January 28, 2012 5 Min Read

Review by: Fusion3600

Plot: What’s it about?

Thanks in part to her mother’s pressure, Louise (Natalie Wood) has been working on her stage act, slowly climbing the ladder of success. Louise is very shy and introverted, but her mother keeps pushing her to do whatever it takes to make it and become a star. Over the course of events, Louise leaves her inner fears behind, and becomes Gypsy Rose Lee, a take no prisoners dancer, whose act leaves little to the imagination. Even as she becomes more and more popular, her mother continues to push her to do more, and be an even better performer. As the story unfolds, we meet a salesman, Herbie (Karl Malden), who is drawn to Gypsy from the start, and even finds himself in love with her. Though she started out as a shy little girl, Gypsy Rose Lee has become a star, but will her mother ever stop complaining?

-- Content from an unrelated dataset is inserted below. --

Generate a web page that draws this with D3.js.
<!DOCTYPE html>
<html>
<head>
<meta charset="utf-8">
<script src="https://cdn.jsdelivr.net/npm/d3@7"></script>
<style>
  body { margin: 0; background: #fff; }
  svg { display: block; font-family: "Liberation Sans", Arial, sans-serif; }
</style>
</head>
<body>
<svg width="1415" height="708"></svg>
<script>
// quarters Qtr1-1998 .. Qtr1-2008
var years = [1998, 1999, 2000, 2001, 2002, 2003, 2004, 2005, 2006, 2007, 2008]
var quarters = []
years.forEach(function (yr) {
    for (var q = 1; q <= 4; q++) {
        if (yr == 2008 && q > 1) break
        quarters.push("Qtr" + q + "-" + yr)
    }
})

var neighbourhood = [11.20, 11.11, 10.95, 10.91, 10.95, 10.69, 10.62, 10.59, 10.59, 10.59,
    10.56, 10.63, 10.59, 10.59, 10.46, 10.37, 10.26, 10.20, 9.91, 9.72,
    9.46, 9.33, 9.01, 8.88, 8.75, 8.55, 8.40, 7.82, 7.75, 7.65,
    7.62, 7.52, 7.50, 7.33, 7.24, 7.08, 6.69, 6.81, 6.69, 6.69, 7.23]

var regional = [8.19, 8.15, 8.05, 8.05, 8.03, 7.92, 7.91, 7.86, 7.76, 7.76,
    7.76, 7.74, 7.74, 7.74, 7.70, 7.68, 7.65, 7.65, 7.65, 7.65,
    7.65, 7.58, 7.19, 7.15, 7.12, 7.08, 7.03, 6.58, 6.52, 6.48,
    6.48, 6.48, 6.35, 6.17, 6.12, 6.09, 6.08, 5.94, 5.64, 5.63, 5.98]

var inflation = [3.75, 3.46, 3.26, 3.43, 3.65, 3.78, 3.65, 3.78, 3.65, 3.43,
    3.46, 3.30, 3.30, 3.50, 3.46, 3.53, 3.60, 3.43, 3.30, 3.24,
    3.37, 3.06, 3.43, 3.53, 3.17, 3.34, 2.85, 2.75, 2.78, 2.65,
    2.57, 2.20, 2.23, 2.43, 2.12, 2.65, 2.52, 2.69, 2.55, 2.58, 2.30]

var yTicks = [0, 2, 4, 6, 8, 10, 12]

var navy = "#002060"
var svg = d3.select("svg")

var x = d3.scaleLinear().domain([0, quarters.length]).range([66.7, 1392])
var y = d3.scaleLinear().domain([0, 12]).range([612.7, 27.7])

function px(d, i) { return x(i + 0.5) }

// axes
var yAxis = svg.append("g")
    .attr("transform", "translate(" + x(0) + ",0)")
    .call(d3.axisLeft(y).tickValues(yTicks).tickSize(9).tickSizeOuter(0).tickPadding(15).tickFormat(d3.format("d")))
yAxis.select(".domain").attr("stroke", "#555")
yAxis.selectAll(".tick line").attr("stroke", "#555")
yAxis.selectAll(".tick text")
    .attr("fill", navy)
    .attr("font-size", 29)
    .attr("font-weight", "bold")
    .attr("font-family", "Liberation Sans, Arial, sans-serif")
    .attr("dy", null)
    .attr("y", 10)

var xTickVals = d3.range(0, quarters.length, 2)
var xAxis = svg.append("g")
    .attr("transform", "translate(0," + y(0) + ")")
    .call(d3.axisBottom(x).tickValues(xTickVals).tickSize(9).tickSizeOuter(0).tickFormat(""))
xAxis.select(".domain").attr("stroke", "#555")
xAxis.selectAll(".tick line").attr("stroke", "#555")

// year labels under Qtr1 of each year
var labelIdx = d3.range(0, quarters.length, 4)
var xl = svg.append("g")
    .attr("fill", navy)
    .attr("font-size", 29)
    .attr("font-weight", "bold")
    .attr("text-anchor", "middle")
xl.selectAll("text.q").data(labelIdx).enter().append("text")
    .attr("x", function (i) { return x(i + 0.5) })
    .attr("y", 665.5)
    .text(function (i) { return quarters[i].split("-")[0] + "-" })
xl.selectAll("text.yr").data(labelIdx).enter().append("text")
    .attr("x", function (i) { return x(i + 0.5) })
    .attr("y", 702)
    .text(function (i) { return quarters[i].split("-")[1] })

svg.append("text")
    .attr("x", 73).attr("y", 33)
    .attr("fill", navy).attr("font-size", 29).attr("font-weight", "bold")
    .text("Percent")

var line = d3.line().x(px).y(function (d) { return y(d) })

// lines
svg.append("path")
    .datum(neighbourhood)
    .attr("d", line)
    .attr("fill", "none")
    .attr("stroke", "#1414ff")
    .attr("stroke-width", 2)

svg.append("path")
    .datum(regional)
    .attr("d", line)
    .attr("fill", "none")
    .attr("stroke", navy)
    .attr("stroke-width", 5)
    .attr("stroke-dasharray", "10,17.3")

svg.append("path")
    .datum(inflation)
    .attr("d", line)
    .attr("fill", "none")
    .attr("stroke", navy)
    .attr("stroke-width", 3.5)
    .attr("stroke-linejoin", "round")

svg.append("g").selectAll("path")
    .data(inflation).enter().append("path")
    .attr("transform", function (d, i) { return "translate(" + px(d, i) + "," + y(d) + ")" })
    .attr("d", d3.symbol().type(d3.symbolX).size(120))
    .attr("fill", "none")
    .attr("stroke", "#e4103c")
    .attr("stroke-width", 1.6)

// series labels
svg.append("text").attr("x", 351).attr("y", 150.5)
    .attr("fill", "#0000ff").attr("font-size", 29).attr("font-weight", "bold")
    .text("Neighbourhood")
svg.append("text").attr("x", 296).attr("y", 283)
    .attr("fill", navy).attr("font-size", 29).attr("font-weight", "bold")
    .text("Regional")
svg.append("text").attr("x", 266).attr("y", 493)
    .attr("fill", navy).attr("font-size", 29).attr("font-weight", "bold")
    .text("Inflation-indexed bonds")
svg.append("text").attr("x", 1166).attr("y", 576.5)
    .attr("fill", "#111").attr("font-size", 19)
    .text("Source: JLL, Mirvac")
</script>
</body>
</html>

Whenever I visit DVD news boards and such, people are always asking about certain movies, and when they will make it onto DVD. This movie was one that I saw mentioned often, as folks clamored to see it released on our beloved format. I had not seen the movie before its DVD release, so I was interested in seeing what all the fuss what about. I can now honestly say, I have no idea why this movie was so sought after to come to DVD. I do have a soft spot for musicals at times, so it’s not like I hate musicals, but this one left me feeling robbed of one hundred and forty-three minutes, plus the supplements. While no one thing comes to the surface that makes me dislike this movie, the whole vibe of the film leaves me unhappy. While I don’t like the movie, I can say the disc is excellent, so fans of the movie will be quite pleased. If you’re a musical maniac, this is one release you might be excited about, and Warner has delivered the goods, so parting with that cash is an easy decision. If you haven’t seen this before though, I highly suggest you give this a rent first.

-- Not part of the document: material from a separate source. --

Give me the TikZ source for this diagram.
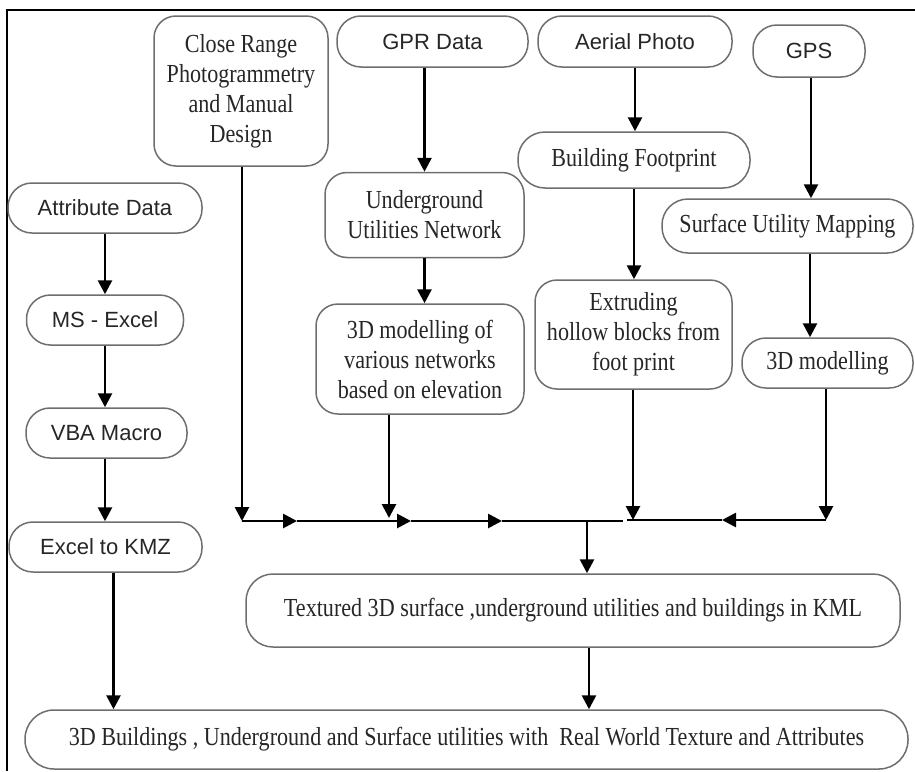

The performances in this movie are not bad at all, but they just seem out of place for some reason. The delivery is good, the timing is on, something just doesn’t click with this cast. It’s certainly not lack of talent that curses this movie, with several big names on the bill. While I do own several of Natalie Wood’s movies (even on VHS…gasp!), I don’t think this one will have a permanent home on my shelves. Her work here is good, but falls very short of her potential. I still think Wood (The Searchers, Splendor in the Grass) has immense talent, she just wasn’t right for this role. Veteran screen talents Karl Malden (Patton, On The Waterfront) and Rosalind Russell (His Girl Friday, Picnic) do their best given the limited parts they have, although Russell steals the show in my opinion. The supporting cast includes Paul Wallace (Tales From A Hard City), Harry Shannon (The Yellow Rose of Texas), and Betty Bruce (Island of Love). Mervyn Leroy directed this film, as well as The Bad Seed and Mr. Roberts, among others.

Video: How does it look?

Gypsy is presented in a 2.35:1 anamorphic widescreen transfer. This is how all catalog releases should be treated! The colors are so rich they almost bound off the screen, but remain free of oversaturation. The flesh tones are natural and distortion free, and no compression troubles surface. The contrast is even as well, with no visible detail loss and well defined shadows.

Audio: How does it sound?

This release sports a remastered Dolby Digital 5.1 track, but I couldn’t help but notice the surrounds were usually at rest. While the overall sound is good, I expected a fuller sound, but this track sticks to the front channels for the most part. The music sounds good, but a more active mix would have liven it up a bit, and dialogue is clear and consistent.

Supplements: What are the extras?

This disc contains production notes, talent files, the theatrical trailer, and two deleted sequences. Both of the deleted scenes are musical numbers, and are fun to watch.